DE DO(LO)RES E ELEGÂNCIA

“Não me toquem nessa dor/ ela é tudo o que me sobra/ sofrer vai ser a minha última obra”. Os versos dos gigantes Itamar Assumpção e Paulo Leminski, sempre mestres, monstros de nossa música-poesia, bem poderiam ser de Dolores Duran, mulher que já carregava o sofrer no nome (artístico. O de batismo era Adiléia da Silva Rocha).

Dor e noite eram as personagens mais freqüentes na paisagem de sua obra (não a última: a única), de onde o produtor Thiago Marques Luiz (com direção musical de Ronaldo Rayol) pescou as 21 faixas do longo tributo Dolores – A Música de Dolores Duran [Lua Music, 2007], disco “dedicado à Marisa Gata Mansa (1933-2003), a grande intérprete de Dolores Duran”, esta, nascida em 1930 faleceu aos 29 anos.


[Capa.

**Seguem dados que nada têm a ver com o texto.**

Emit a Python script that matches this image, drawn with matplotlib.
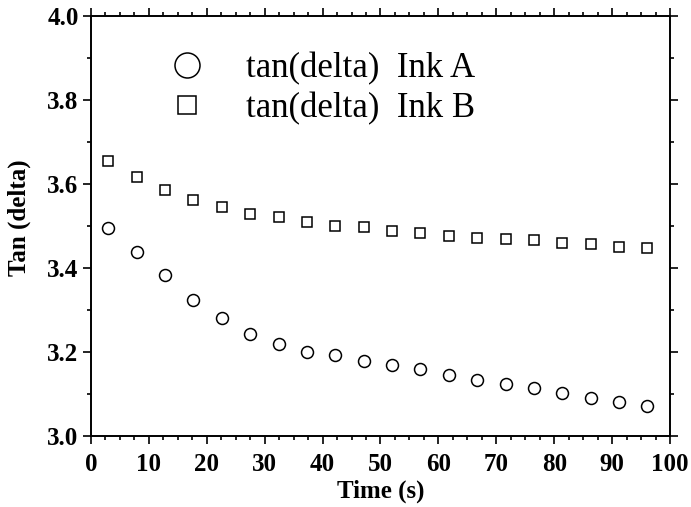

Reprodução]

Sobre a compositora, Roberto Nogueira, em A noite de Dolores, texto de apresentação do precioso resultado sonoro, escreve: “Os que conviveram com ela sabiam de sua alegria de viver, apesar do casamento fracassado, de não ter tido filhos, do coração frágil e da sua música que dilacerava até a alma”.

Afastem navalhas e objetos cortantes: “Olha, você vai embora/ não me quer agora/ promete voltar/ hoje você faz pirraça/ e até acha graça se me vê chorar”. “Se eu soubesse/ naquele dia o que eu sei agora/ eu não seria este ser que chora/ eu não teria perdido você”. “Ai, a solidão vai acabar comigo/ ah, eu já nem sei o que faço, o que eu digo/ vivendo na esperança de encontrar/ um dia um amor sem sofrimento”. “Eu desconfio que o nosso caso está na hora de acabar/ há um adeus em cada gesto, em cada olhar/ mas nós não temos é coragem de falar”.

Acima, pequena amostra do universo das dores de Dolores. Trechos de Olha o tempo passando (parceria dela com Edson Borges), Castigo, Solidão e Fim de caso, pérolas belamente interpretadas por Célia, Fagner, Paulinho Moska e Wanderléa (completam a lista de intérpretes: Leila Pinheiro e João Carlos Assis Brasil, Fafá de Belém, Zezé Motta, Vânia Bastos, Alaíde Costa, Claudette Soares, Tetê Espíndola, Claudia Telles e Tito Madi, Pery Ribeiro, Cida Moreira, Leny Andrade, Fátima Guedes, Carlos Navas, Dóris Monteiro, Jane Duboc e Keco Brandão, Toni Platão e Denise Duran, irmã da homenageada).

Parceira de Tom Jobim (por exemplo em Estrada do sol, que ganhou tempero pop quando Zeca Baleiro usou-a como incidental de sua Telegrama), Dolores Duran é, injustamente, quase sempre reconhecida apenas por sua belíssima A noite do meu bem (já gravada por, entre muitos outros, Tom Zé), que abre o tributo na voz de Leila Pinheiro (acompanhada ao piano por João Carlos Assis Brasil).

O disco dói e, por alguns instantes, sofrer é bom. Transporto-me a uma paisagem elegante, noite num filme em preto e branco: bebo e choro num balcão de bar. Delicio-me com a elegância da obra (e a beleza das fotos do encarte, acrescente-se) que Dolores Duran construiu com seu sofrer. Não poderia ser menos que encantadora, pois, esta homenagem que lhe prestam.